Quotation of the Week

On multi-site churches:

I’m also concerned (and this reflects my own theological bias) that the approach often leads to a separation of Word from sacrament. The person who leads in the Word is often not the person who leads in the sacraments. What are we saying when we separate and compartmentalize these aspects of faith?

Likewise, in the preaching itself — the preacher (if using a video feed) really knows very little of the congregation — relationally speaking. The only relationship between speaker and congregation is virtual. And this might be okay if Christianity were merely a set of principles or propositions to be embraced. But Christianity by nature is highly relational and highly incarnational (“The Word became flesh and lived among us…”). The incarnation is the missional DNA for everything that happens as the church seeks to become a faithful witness to and participant in the kingdom of God.

From Brad Boydston

9 comments

  1. wow, i’m so glad i found your blog! your name definitely sounds familiar (i know and have met a lot of people affiliated with your church)…i found your blog via “kingdom grace’s”. look forward to reading more. 🙂

  2. In the experience I’ve had with a church that went to multi-site video-feed services the body of worshipers was already way too large for there to be many relationships between the preacher and the congregation. Of course, I’m sure there is something to learn about a group of people just by standing in front of them. 🙂

  3. I think about it from a preacher’s perspective: while there is a place for guest preaching in contexts where you do not know a specific community, I cannot imagine preaching week after week to a bunch of people I did not know. My sermons are steeped in my relationships with my congregation. I would love to hear how video-preachers do it!

  4. NorthPoint Community Church, based in Alpharetta, GA does satellite services and the preacher is on 3-D realistic video feed, so it looks as if he’s really there with you. They have a “campus” pastor for each location. They draw thousands each Sunday so it apparently is popular…but is it for the show or the message, or what?
    Seems like franchising a brand, in this case, Andy Stanley.

    Having never done it, I can’t say what it would be like from a preacher’s standpoint, although it does allow speaking to more people than you could in person…but you’re speaking to the masses and in generalities I would imagine.

  5. Great site! I can’t recall how I stumbled onto you, but you do a great job. Thanks.

    Craddock includes an instructive little exercise for preachers in his wonderful book, Preaching. He calls it (if memory serves me well) “What I know about those I do not know.” The idea is simple: compile a list of everything you know about each person you meet. the list is rather long and provides quite a bit of “connection points” for homiletical purposes.
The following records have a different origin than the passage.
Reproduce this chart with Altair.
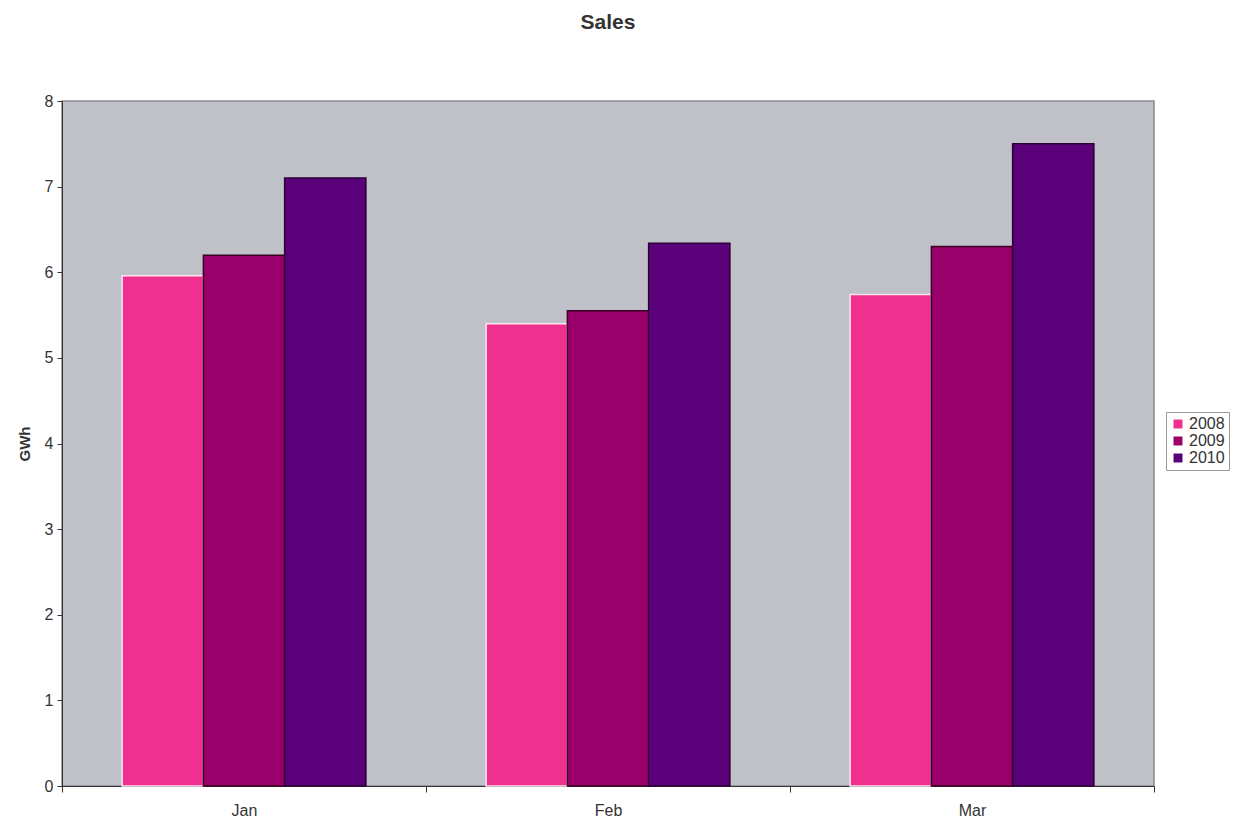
import altair as alt
import pandas as pd

months = ["Jan", "Feb", "Mar"]
years = ["2008", "2009", "2010"]
values = {
    "2008": [5.96, 5.40, 5.74],
    "2009": [6.20, 5.55, 6.30],
    "2010": [7.10, 6.34, 7.50],
}
colors = ["#F0308F", "#99006A", "#5A0078"]
strokes = ["#FFE6F2", "#3A0025", "#2A0035"]

rows = []
for y in years:
    for m, v in zip(months, values[y]):
        rows.append({"Month": m, "Year": y, "GWh": v})
df = pd.DataFrame(rows)

chart = alt.Chart(df).mark_bar(strokeWidth=1.5).encode(
    x=alt.X("Month:N", sort=months, title=None,
            scale=alt.Scale(paddingInner=0, paddingOuter=0),
            axis=alt.Axis(labelAngle=0, tickBand="extent", labelFontSize=16,
                          labelFont="Liberation Sans", labelColor="#333333",
                          domainColor="#333333", tickColor="#333333",
                          labelPadding=10, tickSize=6)),
    xOffset=alt.XOffset("Year:N", sort=years,
                        scale=alt.Scale(paddingInner=0, paddingOuter=0.74)),
    y=alt.Y("GWh:Q", title="GWh", scale=alt.Scale(domain=[0, 8]),
            axis=alt.Axis(values=list(range(9)), grid=False, labelFontSize=16,
                          labelFont="Liberation Sans", labelColor="#333333",
                          domainColor="#333333", tickColor="#333333",
                          titleFont="Liberation Sans", titleFontSize=15,
                          titleColor="#333333", titleFontWeight="bold",
                          titlePadding=12, tickSize=5, labelPadding=4)),
    color=alt.Color("Year:N", sort=years,
                    scale=alt.Scale(domain=years, range=colors),
                    legend=alt.Legend(title=None, orient="none", legendX=1104, legendY=311,
                                      symbolType="square", symbolSize=80,
                                      symbolStrokeWidth=0,
                                      labelFont="Liberation Sans", labelFontSize=16,
                                      labelColor="#333333", rowPadding=1,
                                      strokeColor="#999999", padding=4,
                                      fillColor="#ffffff", labelOffset=3)),
    stroke=alt.Stroke("Year:N", sort=years,
                      scale=alt.Scale(domain=years, range=strokes), legend=None),
).properties(
    width=1092, height=685,
    background="#ffffff",
    title=alt.TitleParams("Sales", font="Liberation Sans", fontSize=21,
                          fontWeight="bold", color="#333333", offset=60),
    autosize=alt.AutoSizeParams(type="none"),
    padding={"left": 62, "top": 101, "right": 87, "bottom": 37},
).configure_view(
    fill="#C0C0C8", stroke="#8a8a90", strokeWidth=1.5
)

chart.save("out.html", embed_options={"renderer": "svg", "actions": False})
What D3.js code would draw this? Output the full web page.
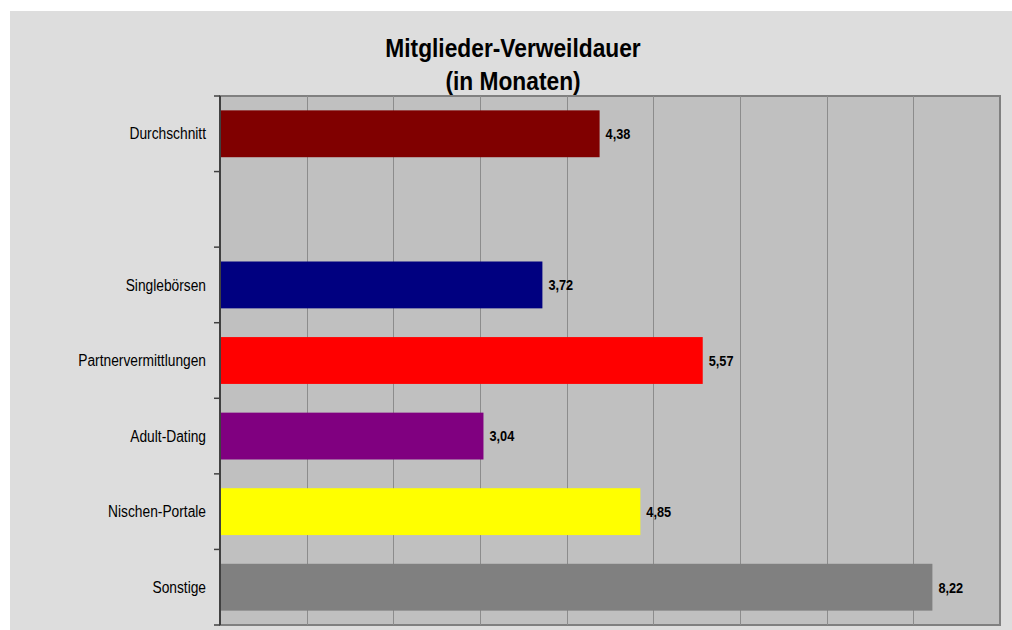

    Your point may well be valid re video preachers, but it is nigh unto impossible (imho) to be very involved in the lives of individual parishioners in a church that runs much over a hundred. Add to that the fact that we tend to mask our fears, hurts and failures when we gather, and you have even less difference between the ability of the small church (live) preacher and the mega church/multi-site preacher to “know” church members.